中文摘要：

针对具有加性噪声的非线性高斯动态系统的状态估计问题，本文提出一种近似递归的高斯滤波器：平方根求积分卡尔曼滤波器（SRQKF）．该滤波器是在求积分卡尔曼滤波器（QKF）基础上的平方根实现形式，使用统计线性回归的方法，通过一套参数化高斯密度的高斯．厄米特积分点来线性化非线性函数的；滤波器采用平方根的实现方法，不仅增强了数值的鲁棒性，确保了状态协方差矩阵的半正定性，而且在一定程度上提高了滤波精度．仿真实验表明，SRQKF的滤波精度比QKF提高约12％，且均高于无味滤波器（UF）和扩展卡尔曼滤波器（EKF），但这二者的计算复杂度均比UF和EKF大．对滤波精度要求比较高的非线性场合，新滤波器是一种很有效的非线性滤波算法．

英文摘要：

Develope an approximate, recursive Gaussian filters for nonlinear dynamics with additive noise, square-root quadrature Kalman filter （SRQKF）. This filter is the square-root implementation on the basis of the quadrature Kalman filter （QKF） ,it linearizes the nonlinear functions using statistical linear regression method through a set of Gaussian-Hermite quadrature points that parameterize the Gaussian density.
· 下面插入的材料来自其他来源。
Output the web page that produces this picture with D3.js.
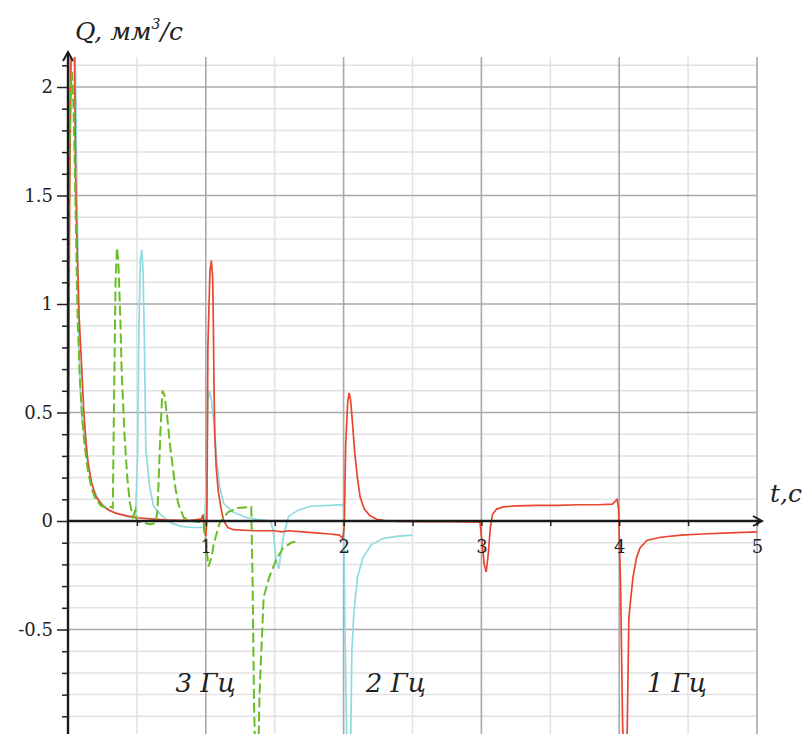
<!DOCTYPE html>
<html>
<head>
<meta charset="utf-8">
<script src="https://cdn.jsdelivr.net/npm/d3@7/dist/d3.min.js"></script>
<style>
  html, body { margin: 0; padding: 0; background: #fff; }
  svg { display: block; }
</style>
</head>
<body>
<svg id="chart" width="802" height="734"></svg>
<script>
// ---- data ----
const xMajorTicks = [1, 2, 3, 4, 5];
const xMinorTicks = [0.5, 1.5, 2.5, 3.5, 4.5];
const yMajorTicks = [-0.5, 0, 0.5, 1, 1.5, 2];
const yTickLabels = ["-0.5", "0", "0.5", "1", "1.5", "2"];
const yMinorTicks = [-0.9,-0.8,-0.7,-0.6,-0.4,-0.3,-0.2,-0.1,0.1,0.2,0.3,0.4,0.6,0.7,0.8,0.9,1.1,1.2,1.3,1.4,1.6,1.7,1.8,1.9,2.1];

// 1 Гц (red, solid)
const flow1Hz = [
  [0,0.18],[0.004,0.47],[0.012,1.5],[0.025,2.3],[0.045,2.3],[0.055,1.6],[0.065,1.3],[0.08,0.95],
  [0.1,0.7],[0.115,0.5],[0.13,0.37],[0.145,0.27],[0.17,0.18],[0.2,0.115],[0.25,0.07],[0.3,0.05],
  [0.35,0.035],[0.42,0.025],[0.5,0.015],[0.6,0.01],[0.7,0.005],[0.8,0.003],[0.9,0.003],[0.97,0.01],
  [0.98,0.03],[0.99,-0.05],[1.0,-0.07],[1.008,0.0],[1.015,0.8],[1.03,1.15],[1.04,1.2],[1.05,1.12],
  [1.055,0.9],[1.06,0.6],[1.065,0.4],[1.075,0.25],[1.09,0.14],[1.11,0.06],[1.13,0.0],[1.16,-0.03],
  [1.2,-0.04],[1.35,-0.045],[1.5,-0.045],[1.55,-0.05],[1.6,-0.045],[1.7,-0.05],[1.8,-0.055],
  [1.9,-0.06],[1.97,-0.065],[1.995,-0.08],[2.005,-0.02],[2.015,0.35],[2.03,0.55],[2.04,0.59],
  [2.05,0.56],[2.065,0.45],[2.08,0.32],[2.1,0.2],[2.12,0.11],[2.15,0.055],[2.19,0.025],[2.24,0.008],
  [2.3,0.002],[2.4,-0.002],[2.6,-0.003],[2.8,-0.003],[2.99,-0.005],[3.005,-0.1],[3.02,-0.2],
  [3.035,-0.235],[3.05,-0.15],[3.065,-0.03],[3.08,0.03],[3.11,0.055],[3.16,0.065],[3.25,0.07],
  [3.4,0.072],[3.55,0.072],[3.7,0.075],[3.85,0.075],[3.95,0.078],[3.97,0.09],[3.985,0.1],
  [3.995,0.06],[4.01,-0.3],[4.025,-0.95],[4.04,-1.1],[4.055,-1.1],[4.07,-0.45],[4.085,-0.35],
  [4.1,-0.26],[4.125,-0.17],[4.15,-0.125],[4.2,-0.09],[4.3,-0.075],[4.45,-0.065],[4.6,-0.06],
  [4.8,-0.055],[5.0,-0.05]
];

// 2 Гц (cyan, solid)
const flow2Hz = [
  [0,0],[0.005,1.0],[0.01,2.0],[0.02,2.3],[0.05,2.3],[0.06,1.8],[0.07,1.3],[0.08,0.8],[0.09,0.6],
  [0.105,0.45],[0.13,0.33],[0.17,0.17],[0.22,0.1],[0.29,0.05],[0.38,0.03],[0.45,0.018],[0.49,0.015],
  [0.505,0.3],[0.515,0.9],[0.525,1.2],[0.535,1.25],[0.545,1.15],[0.555,0.8],[0.565,0.33],
  [0.59,0.17],[0.62,0.07],[0.67,0.03],[0.75,-0.01],[0.82,-0.025],[0.9,-0.03],[0.99,-0.03],
  [1.005,0.2],[1.015,0.55],[1.025,0.6],[1.04,0.56],[1.06,0.45],[1.08,0.28],[1.1,0.16],[1.13,0.08],
  [1.2,0.04],[1.3,0.015],[1.4,0.005],[1.47,0.0],[1.49,-0.05],[1.51,-0.18],[1.53,-0.22],
  [1.545,-0.15],[1.565,-0.065],[1.6,0.02],[1.67,0.05],[1.76,0.068],[1.9,0.072],[1.99,0.075],
  [2.0,0.06],[2.01,-0.5],[2.025,-1.1],[2.05,-1.1],[2.06,-0.6],[2.075,-0.42],[2.1,-0.26],
  [2.14,-0.17],[2.2,-0.11],[2.29,-0.08],[2.4,-0.07],[2.5,-0.065]
];

// 3 Гц (green, dashed)
const flow3Hz = [
  [0,0],[0.005,1.0],[0.01,1.65],[0.02,2.0],[0.03,2.07],[0.04,1.9],[0.05,1.6],[0.06,1.25],
  [0.07,0.93],[0.085,0.67],[0.1,0.5],[0.12,0.35],[0.14,0.25],[0.17,0.15],[0.2,0.1],[0.24,0.07],
  [0.28,0.06],[0.31,0.065],[0.325,0.06],[0.335,0.6],[0.345,1.1],[0.355,1.26],[0.365,1.2],
  [0.38,0.93],[0.39,0.68],[0.41,0.4],[0.43,0.2],[0.45,0.08],[0.47,0.02],[0.49,0.05],[0.5,0.0],
  [0.55,-0.01],[0.6,-0.015],[0.635,-0.01],[0.65,0.05],[0.67,0.4],[0.685,0.6],[0.7,0.58],
  [0.72,0.48],[0.74,0.35],[0.76,0.25],[0.78,0.15],[0.8,0.08],[0.84,0.015],[0.9,0.0],[0.95,-0.005],
  [0.985,-0.01],[1.0,-0.1],[1.02,-0.21],[1.04,-0.17],[1.06,-0.1],[1.1,-0.01],[1.16,0.04],
  [1.23,0.06],[1.33,0.065],[1.34,-0.3],[1.35,-0.85],[1.36,-1.1],[1.38,-1.1],[1.39,-0.8],
  [1.4,-0.64],[1.42,-0.35],[1.46,-0.26],[1.51,-0.18],[1.56,-0.125],[1.62,-0.1],[1.65,-0.095]
];

const seriesLabels = ["1 Гц", "2 Гц", "3 Гц"];
const labelPositions = [[4.2, -0.79], [2.16, -0.79], [0.78, -0.79]];

// ---- drawing ----
const svg = d3.select("#chart");
const x = d3.scaleLinear().domain([0, 5]).range([68, 757]);
const y = d3.scaleLinear().domain([0, 2]).range([521, 87]);
const plotTop = 57, plotBottom = 734;
const serif = '"DejaVu Serif", "Liberation Serif", serif';

// grid
const grid = svg.append("g");
grid.selectAll(".hmin").data(yMinorTicks).join("line")
  .attr("x1", x(0)).attr("x2", x(5)).attr("y1", d => y(d)).attr("y2", d => y(d))
  .attr("stroke", "#e2e2e2").attr("stroke-width", 1.5);
grid.selectAll(".vmin").data(xMinorTicks).join("line")
  .attr("x1", d => x(d)).attr("x2", d => x(d)).attr("y1", plotTop).attr("y2", plotBottom)
  .attr("stroke", "#e2e2e2").attr("stroke-width", 1.5);
grid.selectAll(".hmaj").data(yMajorTicks.filter(d => d !== 0)).join("line")
  .attr("x1", x(0)).attr("x2", x(5)).attr("y1", d => y(d)).attr("y2", d => y(d))
  .attr("stroke", "#a9a9a9").attr("stroke-width", 1.6);
grid.selectAll(".vmaj").data(xMajorTicks).join("line")
  .attr("x1", d => x(d)).attr("x2", d => x(d)).attr("y1", plotTop).attr("y2", plotBottom)
  .attr("stroke", "#a9a9a9").attr("stroke-width", 1.6);

// curves
svg.append("clipPath").attr("id", "plotclip").append("rect")
  .attr("x", x(0) - 1).attr("y", plotTop).attr("width", 802 - x(0)).attr("height", plotBottom - plotTop);
const line = d3.line().x(d => x(d[0])).y(d => y(d[1]));
const curves = svg.append("g").attr("clip-path", "url(#plotclip)").attr("fill", "none");
curves.append("path").datum(flow2Hz).attr("d", line)
  .attr("stroke", "#8fdce0").attr("stroke-width", 1.7);
curves.append("path").datum(flow1Hz).attr("d", line)
  .attr("stroke", "#e8472f").attr("stroke-width", 1.7);
curves.append("path").datum(flow3Hz).attr("d", line)
  .attr("stroke", "#69be28").attr("stroke-width", 2).attr("stroke-dasharray", "10,4");

// axes
const xAxisMinor = svg.append("g").attr("transform", `translate(0,${y(0)})`)
  .call(d3.axisBottom(x).tickValues(xMinorTicks).tickSize(5).tickFormat(""));
const xAxis = svg.append("g").attr("transform", `translate(0,${y(0)})`)
  .call(d3.axisBottom(x).tickValues(xMajorTicks).tickSize(5).tickPadding(14).tickFormat(d3.format("d")));
const yAxisMinor = svg.append("g").attr("transform", `translate(${x(0)},0)`)
  .call(d3.axisLeft(y).tickValues(yMinorTicks).tickSize(6).tickFormat(""));
const yAxis = svg.append("g").attr("transform", `translate(${x(0)},0)`)
  .call(d3.axisLeft(y).tickValues(yMajorTicks).tickSize(11).tickPadding(4)
    .tickFormat((d, i) => yTickLabels[i]));
[xAxisMinor, xAxis, yAxisMinor, yAxis].forEach(g => {
  g.select(".domain").remove();
  g.attr("font-family", serif).attr("font-size", 18);
  g.selectAll(".tick line").attr("stroke", "#222").attr("stroke-width", 1.5);
  g.selectAll(".tick text").attr("fill", "#222");
});

// axis lines with arrows
const axisColor = "#1a1a1a";
svg.append("line").attr("x1", x(0)).attr("x2", 761).attr("y1", y(0)).attr("y2", y(0))
  .attr("stroke", axisColor).attr("stroke-width", 2.4);
svg.append("path").attr("d", `M${753},${y(0) - 5} L${762},${y(0)} L${753},${y(0) + 5}`)
  .attr("fill", "none").attr("stroke", axisColor).attr("stroke-width", 2);
svg.append("line").attr("x1", x(0)).attr("x2", x(0)).attr("y1", plotBottom).attr("y2", 53)
  .attr("stroke", axisColor).attr("stroke-width", 2.4);
svg.append("path").attr("d", `M${x(0) - 5},${61} L${x(0)},${52} L${x(0) + 5},${61}`)
  .attr("fill", "none").attr("stroke", axisColor).attr("stroke-width", 2);

// titles
const yTitle = svg.append("text").attr("x", 75).attr("y", 40)
  .attr("font-family", serif).attr("font-style", "italic").attr("font-size", 25).attr("fill", "#222");
yTitle.append("tspan").text("Q, мм");
yTitle.append("tspan").attr("font-size", 14).attr("dy", -11).text("3");
yTitle.append("tspan").attr("dy", 11).text("/с");

svg.append("text").attr("x", 770).attr("y", 502)
  .attr("font-family", serif).attr("font-style", "italic").attr("font-size", 25)
  .attr("fill", "#222").text("t,с");

svg.selectAll(".flabel").data(seriesLabels).join("text")
  .attr("x", (d, i) => x(labelPositions[i][0]))
  .attr("y", (d, i) => y(labelPositions[i][1]))
  .attr("font-family", serif).attr("font-style", "italic").attr("font-size", 26)
  .attr("fill", "#222").text(d => d);
</script>
</body>
</html>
The squre-root implementation of the new filter not only enhances the numerical stability, guarantees positive semi-definiteness of the state covariance, but also increases the filtering accuracy. The simulation shows that the tracking accuracy of the SRQKF is 12% higher than that of QKF,and the tracking accuracy of QKF is higher than that of the unscented Kalman filter （UF） and extended Kalman filter （EKF）,but the computational cost of them are all higher than that of UF and EKF. The new filter is an effective nonlinear filtering algorithm in the place required high filtering accuracy.